Das Buch ist so liebevoll gestaltet, dass meine Jüngste (11), sich gleich das Buch schnappte und es las, statt zu essen bzw. Hausaufgaben zu machen. Die Illustrationen von Anton Lomaev sind künstlerisch sehr außergewöhnlich und mit hoher Strahlkraft, impressionistisch anmutend. Besonders die Gesichter der Königskinder strahlen nicht nur Schönheit, sondern auch Reinheit des Herzens und ein liebevolles Wesen aus. Neben den großflächigen farbigen Illustrationen, kann man bei näherem Hinsehen auch zarte graue, feinlinierte Zeichnungen entdecken, die den Text einrahmen und sehr ausdrucksstark sind. Die Übersetzung finde ich sprachlich wunderschön und poetisch. Schade finde ich nur, dass Andersen, als er beschrieb, wie die böse Stiefmutter Elisa verunstaltet, diese mit Nussschalen einreibt, damit ihre Haut ganz dunkel wird und die Blässe ihrer Adelshaut kaschiert wird. So kann Kindern leicht suggeriert werden, dass dunkele Haus nicht schön sei. Beim Vorlesen sollte man vielleicht variieren, dass sie ganz schmutzig aussieht. Dafür ziehe ich aber keinen Punkt ab, da es nun mal ein historischer Text ist und es bleibt jedem Vorleser überlassen, mit diesem entsprechend umzugehen. Es zeigt aber auch sehr gut, dass es auch damals tiefe gesellschaftliche Gräben gab und das ist vielleicht ein guter Ansatzpunkt, um darüber zu sprechen.

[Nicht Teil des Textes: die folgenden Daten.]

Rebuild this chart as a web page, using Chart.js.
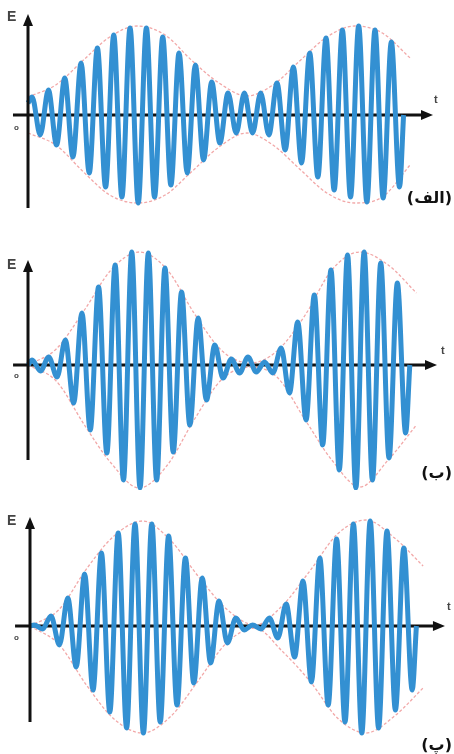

Auch das Ende bleibt das Originalende, dass nicht für Kinder modifiziert wurde. Ich hätte als Kind vor Wut über dessen Ungerechtigkeit und Endgültigkeit weinen können! Ausgerechnet der jüngste, liebevollste und rücksichtsvollste Bruder wird nicht vollständig erlöst, sondern behält für immer einen Flügel. Was soll er denn damit? Aber das Leben ist nicht fair, auch nicht in Andersens Märchen. Meine Tochter findet so einen Flügel allerdings eleganter als ich. Dieses Buch wird ab 4 Jahren empfohlen, das finde ich in dieser Urfassung, die wirklich wunderschön und sprachlich traumhaft ist, zumindest überdenkenswert. Meine Tochter liebt das Märchen dennoch, zeigt es doch die unverbrüchliche Liebe des reinen Herzens und der geschwisterlichen Loyalität, die über Ansehen und ernsthafte Gefahr siegt. Anders als ich, ist sie aber auch ein Fan von Andersen und skandinavischer Literatur.
Was mich wirklich von der Hochwertigkeit dieses Buches und der Liebe des Verlags für dieses Produktes überzeugt hat, ist dass kein Fehler im Buch ist. Ich habe manchmal den Eindruck, dass die Verlage immer weniger Geld für Rechtschreib- und Grammatikkorrekturen ausgeben, aber hier ist das tadellos. Das ist gerade bei Bilder- und Märchenbüchern wichtig, da sie eben oft vorgelesen werden und wenn Fehler im Text sind, kommt der Vorleser ins Stolpern. Das merken aufmerksame Zuhörer sofort.
Hier wurde das traditionelle Märchen um Liebe, Treue und Loyalität unter Geschwistern sehr ausdrucksstark und gleichzeitig liebevoll umgesetzt.
Wir bedanken uns ganz herzlich beim Wunderhaus Verlag für dieses zauberhafte Rezensionsexemplar.